Dünya insanlık tarihinin son iki yüz yılını dahi esas alırsak; gerek bireysel gerekse de kollektif haklılığın tek başına o hakkı elde etmek için yeterli olmadığını, ayrıca o hakkı elde etmek için bir mücadele yürütmek gerektiğini görmek gerekir. Kürtler de yüz yıllık ulus devletler tarihinde yaşadıkları tüm coğrafyalarda kendi varlıklarının tanınması için demokratik tüm mücadele enstrümanlarını zorlamış; bu demokratik mücadele çabası içerisinde her bir coğrafyada binlerce insanının hayatını kaybetmesi, binlerce insanının yerinden edilmesi ve dünyanın dört bir yanına dağılması, sürgün gittiği her ülkede eşit vatandaş olarak kabul görmeme hali ile karşılaşmıştır. Mevcut düzen, artık Ortadoğu’da Kürt varlığının kabul edilmesinin zorunluluğunu görse de bu varlığı bertaraf etmek için halen farklı girişimlerde bulunmayı da ihmal etmemektedir.
Bugün Türkiye’de devam eden müzakere süreci içerisinde tartışılan konular aslında yüzyıl önce uzlaşılan haklardır. Ama bu haklar 1924 yılı itibariyle anayasa ile vazgeçilen haklar pozisyonunu almıştır. Yani yüzyıllık bir halk mücadelesi, bizi yüzyıl geriye götürüp ülkenin kuruluş aşamasında ortak vatan içerisinde eşit vatandaşlık tanımına götürmekte. Bu durumda yüzyıllık yok sayışın sonucunun, yüzyılı heba edilen bir ülke gerçekliğinin olduğunu da görmek gerek. Bu realitenin toplumsal barışa, hayatını kaybedenler ve ardında kalanların üzerinde yarattığı tahribatı tarif etmenin de imkansız olduğunu kabul etmek gerek.
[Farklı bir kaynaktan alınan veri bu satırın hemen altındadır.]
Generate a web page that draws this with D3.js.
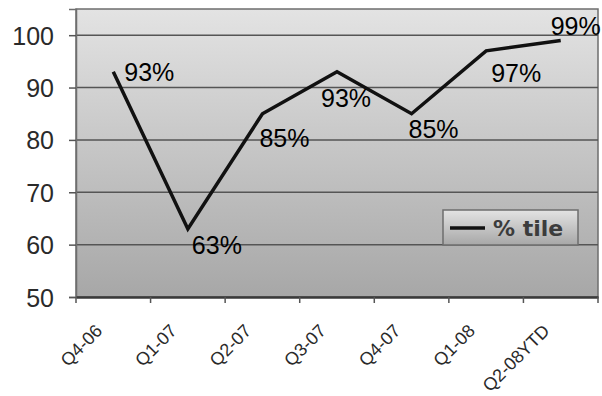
<!DOCTYPE html>
<html>
<head>
<meta charset="utf-8">
<script src="https://cdn.jsdelivr.net/npm/d3@7"></script>
<style>
  html, body { margin: 0; padding: 0; background: #fff; }
  svg { display: block; }
</style>
</head>
<body>
<svg id="chart" width="602" height="396"></svg>
<script>
// ---- data ----
const categories = ["Q4-06", "Q1-07", "Q2-07", "Q3-07", "Q4-07", "Q1-08", "Q2-08YTD"];
const values = [93, 63, 85, 93, 85, 97, 99];
const dataLabels = ["93%", "63%", "85%", "93%", "85%", "97%", "99%"];
const yTicks = [50, 60, 70, 80, 90, 100];
const seriesName = "% tile";

// ---- layout ----
const W = 602, H = 396;
const plot = { left: 76, right: 598, top: 9, bottom: 297 };
// label placement relative to each point (text left, baseline)
const labelOffsets = [[11, 9], [4, 25], [-3, 33], [-16, 35], [-3, 24], [5, 31], [-10, -5]];

const svg = d3.select("#chart");
const x = d3.scaleBand().domain(categories).range([plot.left, plot.right]).padding(0);
const y = d3.scaleLinear().domain([50, 105]).range([plot.bottom, plot.top]);

const defs = svg.append("defs");
const grad = defs.append("linearGradient").attr("id", "bg").attr("x1", 0).attr("y1", 0).attr("x2", 0).attr("y2", 1);
grad.append("stop").attr("offset", "0%").attr("stop-color", "#e3e3e3");
grad.append("stop").attr("offset", "100%").attr("stop-color", "#a7a7a7");

// plot background
svg.append("rect")
  .attr("x", plot.left).attr("y", plot.top)
  .attr("width", plot.right - plot.left).attr("height", plot.bottom - plot.top)
  .attr("fill", "url(#bg)").attr("stroke", "#6e6e6e").attr("stroke-width", 1.5);

// gridlines
svg.append("g").selectAll("line").data(yTicks.filter(d => d > 50)).join("line")
  .attr("x1", plot.left).attr("x2", plot.right)
  .attr("y1", d => y(d)).attr("y2", d => y(d))
  .attr("stroke", "#555").attr("stroke-width", 1.5);

// y axis
const yAxis = d3.axisLeft(y).tickValues(yTicks).tickSize(7).tickPadding(15).tickFormat(d3.format("d"));
const gy = svg.append("g").attr("transform", `translate(${plot.left},0)`).call(yAxis);
gy.select(".domain").attr("stroke", "#6e6e6e").attr("stroke-width", 1.5);
gy.selectAll(".tick line").attr("stroke", "#555").attr("stroke-width", 1.5);
gy.selectAll(".tick text")
  .attr("font-family", "'Liberation Sans', Arial, sans-serif")
  .attr("font-size", 25).attr("fill", "#2a2a2a").attr("dy", "0.36em");

// x axis
const xAxis = d3.axisBottom(x).tickSize(0).tickFormat("");
const gx = svg.append("g").attr("transform", `translate(0,${plot.bottom})`).call(xAxis);
gx.select(".domain").attr("stroke", "#3a3a3a").attr("stroke-width", 2.5);
// tick marks at category boundaries
const bounds = categories.map(c => x(c)).concat([x(categories[categories.length - 1]) + x.bandwidth()]);
gx.append("g").selectAll("line").data(bounds).join("line")
  .attr("x1", d => d).attr("x2", d => d).attr("y1", 0).attr("y2", 6)
  .attr("stroke", "#555").attr("stroke-width", 1.5);
// rotated labels
gx.append("g").selectAll("text").data(categories).join("text")
  .attr("transform", d => `translate(${x(d) + x.bandwidth() / 2 - 10},${35}) rotate(-45)`)
  .attr("text-anchor", "end")
  .attr("font-family", "'Liberation Sans', Arial, sans-serif")
  .attr("font-size", 18).attr("fill", "#2a2a2a")
  .text(d => d);

// line
const pts = categories.map((c, i) => ({ c, v: values[i], l: dataLabels[i], o: labelOffsets[i] }));
const line = d3.line().x(d => x(d.c) + x.bandwidth() / 2).y(d => y(d.v));
svg.append("path").datum(pts).attr("d", line)
  .attr("fill", "none").attr("stroke", "#111").attr("stroke-width", 3.5)
  .attr("stroke-linejoin", "miter").attr("stroke-linecap", "butt");

// data labels
svg.append("g").selectAll("text").data(pts).join("text")
  .attr("x", d => x(d.c) + x.bandwidth() / 2 + d.o[0])
  .attr("y", d => y(d.v) + d.o[1])
  .attr("font-family", "'Liberation Sans', Arial, sans-serif")
  .attr("font-size", 25).attr("fill", "#000")
  .text(d => d.l);

// legend
const lg = svg.append("g").attr("transform", "translate(443,210)");
lg.append("rect").attr("width", 135).attr("height", 35)
  .attr("fill", "url(#bg)").attr("stroke", "#6e6e6e").attr("stroke-width", 1.5);
lg.append("line").attr("x1", 7).attr("x2", 42).attr("y1", 18).attr("y2", 18)
  .attr("stroke", "#111").attr("stroke-width", 3.5);
lg.append("text").attr("x", 50).attr("y", 26)
  .attr("font-family", "'DejaVu Sans', Verdana, sans-serif").attr("font-weight", "bold")
  .attr("font-size", 22).attr("fill", "#3c3c3c")
  .text(seriesName);
</script>
</body>
</html>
Yakın zamanda PKK’nin önce fesih kararı, ardından da silah bırakma töreni ile birlikte müzakere masasının koşullarının oluşturulması için önemli adımlar attığı, ardından müzakere masasının koşullarının oluştuğu; mecliste kurulan komisyon ile birlikte önceki dönemlerden farklı olarak meclisin sürece dahil edildiği, ilk defa bu düzeyde bir resmiyet kazandığı görülmektedir. Bunu hem başlayan müzakere süreci için hukuki korumanın başlangıcı olan bir adım olarak hem de süreç içerisinde aktif sorumluluk alan yetkililerin hukuki güvenliği açısından olumlu bir gelişme olarak değerlendirebiliriz.
Komisyon çalışmalarını ciddiye alarak göreve başlamış olmasına rağmen, Kürt toplumunda sürecin nihayete ereceğine dair inanç beklenen düzeyde olmayıp temkinli bekleyiş devam etmektedir. Bunun sebebi olarak, başlayan sürecin sadece Türkiye eksenli olmaması, özellikle Suriye’de yaşanan gelişmelerin müzakere sürecini doğrudan etkileyebilme ihtimali ve geçmiş süreçlerin toplumun hafızasında önemli bir yer tutması gözden kaçırılmamalı. Komisyon çalışmaları ile birlikte somut yasal değişiklikler oldukça; toplumun umudunun artacağı, sürece dair sahiplenmenin de tabana daha fazla yayılacağı zaman içerisinde görülecektir.
Ülkenin kuruluşu ile birlikte eşit yurttaşlık koşullarının yasada ve anayasada düzenlenmemesi, Kürtlerin yüz yıllık mücadelesi ile birlikte gerek komisyonda gerekse İmralı Ada Hapishanesinde yapılan tartışmaların yüzyıl öncesinde yapılan yanlışı düzeltmeye götürdüğü görülmelidir. Gerek Türkiye’deki iç siyaset dengeleri, politik hesaplar gerekse de Suriye özelinde Ortadoğu ve Dünyada yaşanan gelişmeler süreci doğrudan etkilemeye müsait bir durum, bu dengelerin maalesef Kürtlerin talep ettiği en doğal haklarını heba etmeye müsait olduğu görülse de burada gözden kaçırılmayacak bir husus var. Bu husus da ne dünya eski dünya ne de Kürtler yüz yıl önceki Kürtler. Kürtler demokratik siyaset zemininde, sivil toplumda, hukukta, diplomasi alanlarında örgütlü bir demokratik mücadele yürütüyor ve bu mücadele Avrupa’dan ABD’ye, Latin Amerika’ya, Asya’ya, Afrika’ya dek uzanmış ve meşruiyetini kabul ettirmiştir. Bu en temel hakları da tüm dünyaya mücadele ederek anlatmayı başarmış, aynı zamanda tüm dünyaya da alternatif olanın imkansız olmadığını ispat etmiştir.
Kürtlerin temel beklentisi bu sürecin nihayete ermesi ve gerek Türkiye’de gerekse Ortadoğu’da barışçıl bir coğrafya yaratılmasıdır. Bu fırsat değerlendirilmediği takdirde Kürtler temel haklarını elde edene kadar önceki dönemlerde olduğu gibi yine demokratik mücadelesini vermeye devam edecektir.